Short exercise: Write out exactly the lines from the line with "Give me the TikZ source for this diagram." through the line with "(tipT) at (202,482);", both ends included, and no other line.
# Start of Material for this exercise
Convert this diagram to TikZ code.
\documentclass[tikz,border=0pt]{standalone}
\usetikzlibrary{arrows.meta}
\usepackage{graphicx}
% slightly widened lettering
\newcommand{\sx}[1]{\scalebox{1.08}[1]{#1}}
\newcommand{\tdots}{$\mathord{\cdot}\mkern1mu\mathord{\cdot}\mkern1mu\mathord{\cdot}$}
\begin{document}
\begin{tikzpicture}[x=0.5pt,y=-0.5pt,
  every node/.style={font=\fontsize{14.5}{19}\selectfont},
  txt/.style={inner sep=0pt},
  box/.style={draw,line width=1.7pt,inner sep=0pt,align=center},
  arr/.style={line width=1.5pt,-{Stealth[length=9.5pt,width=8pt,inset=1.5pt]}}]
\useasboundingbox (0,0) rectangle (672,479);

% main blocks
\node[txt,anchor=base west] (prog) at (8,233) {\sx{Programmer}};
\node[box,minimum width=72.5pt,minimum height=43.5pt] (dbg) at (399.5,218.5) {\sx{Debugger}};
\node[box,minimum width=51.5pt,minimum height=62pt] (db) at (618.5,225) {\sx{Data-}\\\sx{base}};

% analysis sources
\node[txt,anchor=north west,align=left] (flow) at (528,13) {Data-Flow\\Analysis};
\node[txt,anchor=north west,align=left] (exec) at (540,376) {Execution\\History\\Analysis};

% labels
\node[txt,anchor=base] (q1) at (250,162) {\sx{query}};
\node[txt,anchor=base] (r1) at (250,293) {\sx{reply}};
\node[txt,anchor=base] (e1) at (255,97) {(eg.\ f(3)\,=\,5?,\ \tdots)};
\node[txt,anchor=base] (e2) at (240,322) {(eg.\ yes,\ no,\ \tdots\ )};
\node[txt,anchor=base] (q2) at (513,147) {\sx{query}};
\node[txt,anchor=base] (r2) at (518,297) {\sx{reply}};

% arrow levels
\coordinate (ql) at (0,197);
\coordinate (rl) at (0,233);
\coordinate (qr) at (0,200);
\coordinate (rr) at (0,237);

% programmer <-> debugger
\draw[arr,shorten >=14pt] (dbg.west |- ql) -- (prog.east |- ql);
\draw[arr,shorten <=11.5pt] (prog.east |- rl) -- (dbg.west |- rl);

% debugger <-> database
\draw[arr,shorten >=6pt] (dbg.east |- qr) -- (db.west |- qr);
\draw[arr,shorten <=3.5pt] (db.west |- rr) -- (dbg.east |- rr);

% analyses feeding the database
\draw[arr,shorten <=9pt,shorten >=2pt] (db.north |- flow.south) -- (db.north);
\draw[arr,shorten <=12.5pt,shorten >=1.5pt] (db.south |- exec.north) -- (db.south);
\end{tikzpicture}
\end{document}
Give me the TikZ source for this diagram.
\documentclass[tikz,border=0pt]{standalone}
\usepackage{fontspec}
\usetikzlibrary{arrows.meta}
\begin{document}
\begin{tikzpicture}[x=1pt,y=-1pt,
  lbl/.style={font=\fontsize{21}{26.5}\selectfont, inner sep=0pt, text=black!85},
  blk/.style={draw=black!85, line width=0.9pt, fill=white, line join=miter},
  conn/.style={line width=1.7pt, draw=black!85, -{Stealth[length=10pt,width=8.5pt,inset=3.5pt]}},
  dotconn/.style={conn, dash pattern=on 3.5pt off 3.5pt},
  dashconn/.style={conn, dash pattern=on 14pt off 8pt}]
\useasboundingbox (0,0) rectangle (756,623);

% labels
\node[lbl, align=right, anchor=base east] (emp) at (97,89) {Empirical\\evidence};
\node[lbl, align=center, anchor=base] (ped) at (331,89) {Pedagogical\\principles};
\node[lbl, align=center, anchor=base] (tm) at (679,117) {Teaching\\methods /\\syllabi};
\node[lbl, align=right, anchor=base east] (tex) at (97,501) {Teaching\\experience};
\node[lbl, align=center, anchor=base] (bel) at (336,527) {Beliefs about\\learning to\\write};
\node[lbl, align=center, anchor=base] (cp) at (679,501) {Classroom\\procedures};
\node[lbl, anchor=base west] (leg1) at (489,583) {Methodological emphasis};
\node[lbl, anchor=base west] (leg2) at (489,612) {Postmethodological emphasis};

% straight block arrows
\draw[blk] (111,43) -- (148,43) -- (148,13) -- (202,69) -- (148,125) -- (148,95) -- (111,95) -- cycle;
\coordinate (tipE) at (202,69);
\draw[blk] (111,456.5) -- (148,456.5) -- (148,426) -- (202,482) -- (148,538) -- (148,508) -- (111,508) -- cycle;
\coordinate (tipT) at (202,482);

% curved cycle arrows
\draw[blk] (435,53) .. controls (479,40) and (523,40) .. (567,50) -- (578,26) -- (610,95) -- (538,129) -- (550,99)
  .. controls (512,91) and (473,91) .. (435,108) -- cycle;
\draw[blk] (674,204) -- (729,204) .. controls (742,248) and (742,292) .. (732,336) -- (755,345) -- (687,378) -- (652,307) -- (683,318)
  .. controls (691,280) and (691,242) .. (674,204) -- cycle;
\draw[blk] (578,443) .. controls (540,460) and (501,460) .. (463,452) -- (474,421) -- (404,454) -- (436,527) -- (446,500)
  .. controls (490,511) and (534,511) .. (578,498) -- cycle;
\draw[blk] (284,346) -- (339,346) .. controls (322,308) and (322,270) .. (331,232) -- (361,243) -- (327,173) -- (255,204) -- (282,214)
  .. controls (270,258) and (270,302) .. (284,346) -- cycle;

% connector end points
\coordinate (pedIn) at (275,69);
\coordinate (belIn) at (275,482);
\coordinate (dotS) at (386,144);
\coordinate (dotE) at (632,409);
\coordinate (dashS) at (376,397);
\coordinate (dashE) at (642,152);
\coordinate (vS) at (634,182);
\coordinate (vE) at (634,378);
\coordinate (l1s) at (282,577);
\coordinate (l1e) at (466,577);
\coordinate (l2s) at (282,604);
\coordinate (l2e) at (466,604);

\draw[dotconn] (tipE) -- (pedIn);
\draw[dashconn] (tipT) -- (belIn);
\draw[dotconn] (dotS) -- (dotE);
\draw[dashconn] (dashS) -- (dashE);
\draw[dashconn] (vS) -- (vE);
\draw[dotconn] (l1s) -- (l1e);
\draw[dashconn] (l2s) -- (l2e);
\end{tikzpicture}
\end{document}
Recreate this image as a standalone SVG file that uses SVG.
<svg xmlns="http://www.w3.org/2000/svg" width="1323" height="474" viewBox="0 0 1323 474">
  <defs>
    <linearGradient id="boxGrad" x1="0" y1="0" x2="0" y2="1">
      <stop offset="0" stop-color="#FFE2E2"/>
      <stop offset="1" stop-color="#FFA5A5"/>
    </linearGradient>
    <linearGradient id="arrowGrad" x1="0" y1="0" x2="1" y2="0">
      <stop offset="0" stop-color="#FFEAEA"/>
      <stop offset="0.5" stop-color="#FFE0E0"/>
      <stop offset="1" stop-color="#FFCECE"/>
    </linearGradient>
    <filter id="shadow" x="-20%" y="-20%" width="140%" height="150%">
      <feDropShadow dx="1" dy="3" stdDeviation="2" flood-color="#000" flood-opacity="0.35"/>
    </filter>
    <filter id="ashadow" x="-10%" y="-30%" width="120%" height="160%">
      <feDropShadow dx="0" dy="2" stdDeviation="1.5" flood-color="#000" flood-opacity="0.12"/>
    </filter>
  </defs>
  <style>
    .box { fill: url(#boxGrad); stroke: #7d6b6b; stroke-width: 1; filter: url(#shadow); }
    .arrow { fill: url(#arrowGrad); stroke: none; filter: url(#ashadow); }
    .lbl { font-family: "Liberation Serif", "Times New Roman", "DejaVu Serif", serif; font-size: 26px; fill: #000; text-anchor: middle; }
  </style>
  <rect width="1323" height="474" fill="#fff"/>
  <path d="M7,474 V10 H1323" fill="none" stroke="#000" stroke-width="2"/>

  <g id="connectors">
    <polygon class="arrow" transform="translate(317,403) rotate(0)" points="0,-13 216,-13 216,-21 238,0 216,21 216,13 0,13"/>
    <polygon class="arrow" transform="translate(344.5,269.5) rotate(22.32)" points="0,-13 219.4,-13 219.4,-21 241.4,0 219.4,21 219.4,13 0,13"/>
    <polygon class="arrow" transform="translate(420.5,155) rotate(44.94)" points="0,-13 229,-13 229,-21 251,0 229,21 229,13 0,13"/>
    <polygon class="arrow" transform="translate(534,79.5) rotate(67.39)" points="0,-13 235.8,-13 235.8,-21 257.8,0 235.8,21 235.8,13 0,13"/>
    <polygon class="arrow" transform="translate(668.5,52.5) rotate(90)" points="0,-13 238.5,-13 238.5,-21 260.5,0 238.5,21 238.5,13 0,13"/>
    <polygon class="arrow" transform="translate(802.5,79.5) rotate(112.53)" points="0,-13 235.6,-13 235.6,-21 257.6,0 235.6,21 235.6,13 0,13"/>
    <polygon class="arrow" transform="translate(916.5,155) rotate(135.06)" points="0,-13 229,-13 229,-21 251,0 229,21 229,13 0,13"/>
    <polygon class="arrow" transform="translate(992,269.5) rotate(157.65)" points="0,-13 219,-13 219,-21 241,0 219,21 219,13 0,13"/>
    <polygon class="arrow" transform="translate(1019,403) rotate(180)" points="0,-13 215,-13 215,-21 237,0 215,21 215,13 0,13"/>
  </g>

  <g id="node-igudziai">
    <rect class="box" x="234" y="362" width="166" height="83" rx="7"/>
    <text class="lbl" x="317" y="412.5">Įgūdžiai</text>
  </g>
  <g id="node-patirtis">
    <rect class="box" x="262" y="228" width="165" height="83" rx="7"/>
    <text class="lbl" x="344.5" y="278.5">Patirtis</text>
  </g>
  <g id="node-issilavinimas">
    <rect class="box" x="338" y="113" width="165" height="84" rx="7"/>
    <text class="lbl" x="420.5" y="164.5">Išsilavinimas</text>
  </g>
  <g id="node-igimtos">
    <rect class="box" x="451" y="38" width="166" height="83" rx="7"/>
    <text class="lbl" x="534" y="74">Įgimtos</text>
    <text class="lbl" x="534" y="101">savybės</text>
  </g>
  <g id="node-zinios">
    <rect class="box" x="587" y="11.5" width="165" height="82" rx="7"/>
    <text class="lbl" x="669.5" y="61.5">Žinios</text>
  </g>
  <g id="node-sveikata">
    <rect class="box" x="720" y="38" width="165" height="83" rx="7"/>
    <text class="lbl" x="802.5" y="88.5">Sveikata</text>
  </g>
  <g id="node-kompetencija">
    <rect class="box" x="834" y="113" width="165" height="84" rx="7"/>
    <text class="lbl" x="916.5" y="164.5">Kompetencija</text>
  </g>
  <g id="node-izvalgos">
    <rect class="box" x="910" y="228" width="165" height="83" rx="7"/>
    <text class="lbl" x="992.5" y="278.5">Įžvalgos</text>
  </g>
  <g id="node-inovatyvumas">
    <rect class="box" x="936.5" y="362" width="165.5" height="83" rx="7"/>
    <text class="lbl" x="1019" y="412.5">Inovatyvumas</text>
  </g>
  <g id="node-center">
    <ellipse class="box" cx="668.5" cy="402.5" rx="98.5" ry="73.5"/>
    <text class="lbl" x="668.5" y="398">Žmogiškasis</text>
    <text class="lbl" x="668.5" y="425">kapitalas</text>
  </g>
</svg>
# End of Material for this exercise
Finished answer:
Give me the TikZ source for this diagram.
\documentclass[tikz,border=0pt]{standalone}
\usepackage{fontspec}
\usetikzlibrary{arrows.meta}
\begin{document}
\begin{tikzpicture}[x=1pt,y=-1pt,
  lbl/.style={font=\fontsize{21}{26.5}\selectfont, inner sep=0pt, text=black!85},
  blk/.style={draw=black!85, line width=0.9pt, fill=white, line join=miter},
  conn/.style={line width=1.7pt, draw=black!85, -{Stealth[length=10pt,width=8.5pt,inset=3.5pt]}},
  dotconn/.style={conn, dash pattern=on 3.5pt off 3.5pt},
  dashconn/.style={conn, dash pattern=on 14pt off 8pt}]
\useasboundingbox (0,0) rectangle (756,623);

% labels
\node[lbl, align=right, anchor=base east] (emp) at (97,89) {Empirical\\evidence};
\node[lbl, align=center, anchor=base] (ped) at (331,89) {Pedagogical\\principles};
\node[lbl, align=center, anchor=base] (tm) at (679,117) {Teaching\\methods /\\syllabi};
\node[lbl, align=right, anchor=base east] (tex) at (97,501) {Teaching\\experience};
\node[lbl, align=center, anchor=base] (bel) at (336,527) {Beliefs about\\learning to\\write};
\node[lbl, align=center, anchor=base] (cp) at (679,501) {Classroom\\procedures};
\node[lbl, anchor=base west] (leg1) at (489,583) {Methodological emphasis};
\node[lbl, anchor=base west] (leg2) at (489,612) {Postmethodological emphasis};

% straight block arrows
\draw[blk] (111,43) -- (148,43) -- (148,13) -- (202,69) -- (148,125) -- (148,95) -- (111,95) -- cycle;
\coordinate (tipE) at (202,69);
\draw[blk] (111,456.5) -- (148,456.5) -- (148,426) -- (202,482) -- (148,538) -- (148,508) -- (111,508) -- cycle;
\coordinate (tipT) at (202,482);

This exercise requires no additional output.